Al is charmingly but deliberately vague when explaining exactly what he did for the twenty years before he began running a Thornton bar/motel with his ex-wife in 1991. California and a country club are mentioned in passing. A career of "sales, working with various people, electronics" is alluded to. But Al is very definite about when he started to follow his current dream: At the start of 1993, "a real estate lady" began showing Al some Denver bars. Zenobia's appealed to him, and he closed the deal within the month, putting down $25,000 in cash and signing a note for the remaining $50,000. "I don't know what it was," Al recalls. "It couldn't have been the food, which was Greek cooked badly by Iranians. And the live music! We're talking groups with the guys with rings through their lips, and things of that nature! The crowd was maybe 21 to 25. Kids! They can drink five bucks' worth of beer and break up an 85-dollar chair."
Al did not intend to cater to that element. He was angling for the over-thirty crowd. So he set about transforming his place into an Italian-type lounge--hold the Italian food. "See, it was too close to Greek," he explains, "so I decided, I'll make it into a Mexican cantina and call it Barbarosa's."
He ousted the lip-ring music and installed Elvis impersonator Danny Rome, who came with his own karaoke system. Then he yanked out the pay phone, because, Al says, "it was attracting six, seven guys at a time just hanging around the phone, and hey, I know these guys are doing business out of my bar and things of that nature."
Next, he changed the jukebox selection to "oldies, Mexican and Italian standards," and the place began attracting postal workers--the kind of patrons Al enjoyed shooting the breeze with over a cup of coffee. "A lot of afternoons I doubt if I sold fifty bucks' worth of booze," he remembers. "It just wasn't that important to me. During the day, when I was around, it was a nice place."
Nights, apparently, were different. "I'd never seen so many fights from the stage in my life," says Danny Rome. "It was a rock-and-roll crowd, and they all thought I was lip-synching. It was tough; there was some kind of problem."
This wasn't the first time Rome had worked through a problem with Al, either. With his band, Rome had played a several-months-long engagement at Thornton's Hacienda Plaza Inn, which is still owned by Al's ex-wife. "Something went wrong there. We had a real good thing going, too, so I wish I knew what it was. Anyway," Rome says earnestly, "Al has always had good intentions and helped out."
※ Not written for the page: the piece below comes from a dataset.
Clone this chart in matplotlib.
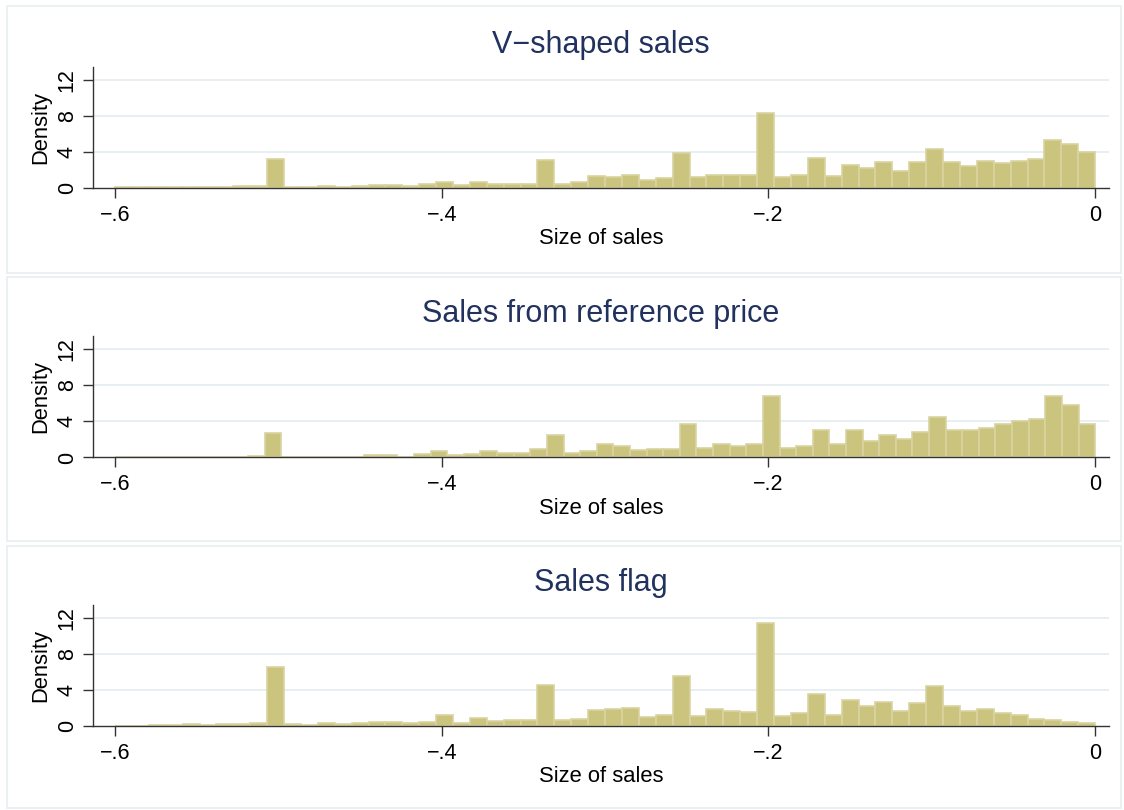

"Actually, I miss Al," says another local musician who spent time on Barbarosa's stage. He asks to remain anonymous because, he says, "I love Al, but he's scary. If he knew I were talking to you I'd be in trouble. But I do love him. He wanted to run a class joint, but he served the beer in plastic cups. He had this thing about serving people a cheap steak, salad and a potato. He was particularly fixated on the potato. You can't go wrong, he'd say, if you serve people steak and a potato."
Before long, Al had both those staples available for purchase at Barbarosa's. As far as he was concerned, this was the start of something big. He liked his clients; he liked the neighborhood. At first, he even liked the Unsinkables. "They came around and explained they were doing a neighborhood citizen-patrol-type thing," Al says, "and I says, great, I want you guys to stop in here for a coffee or a cappuccino any time."
But that was before then-Unsinkables president Jorge Merida paid his first call. "He came in here full of innuendo," Al recalls. "He tells me he runs this neighborhood, and he doesn't want to see certain of my customers in here ever again. The next I hear, he's going around saying I'm running a haven for crime figures, if you can believe."
Merida denies saying anything of the kind. When asked about his opposition to Al's enterprise, he responds, "You know, you sound really, really naive, like you don't know a thing about crime."
Merida characterizes Barbarosa's as an "irresponsible business. What Al brought to this neighborhood was fights, drunks, garbage and dirt," he says. "We didn't like it at all, and we told him to stop." Such pronouncements have been the business of the Unsinkables since the neighborhood group was born six years ago. "We decided we live here and we don't want it destroyed," Merida explains. Stopping the deterioration, he says, involves a lot more than walking the streets to keep them safe. "You talk to landlords, you find out why apartment owners let traffic go in and out at odd hours, you ask people to clean up their garbage," he adds. "You do all that and you plant flowers in the summer. We're not into strong-arming anyone."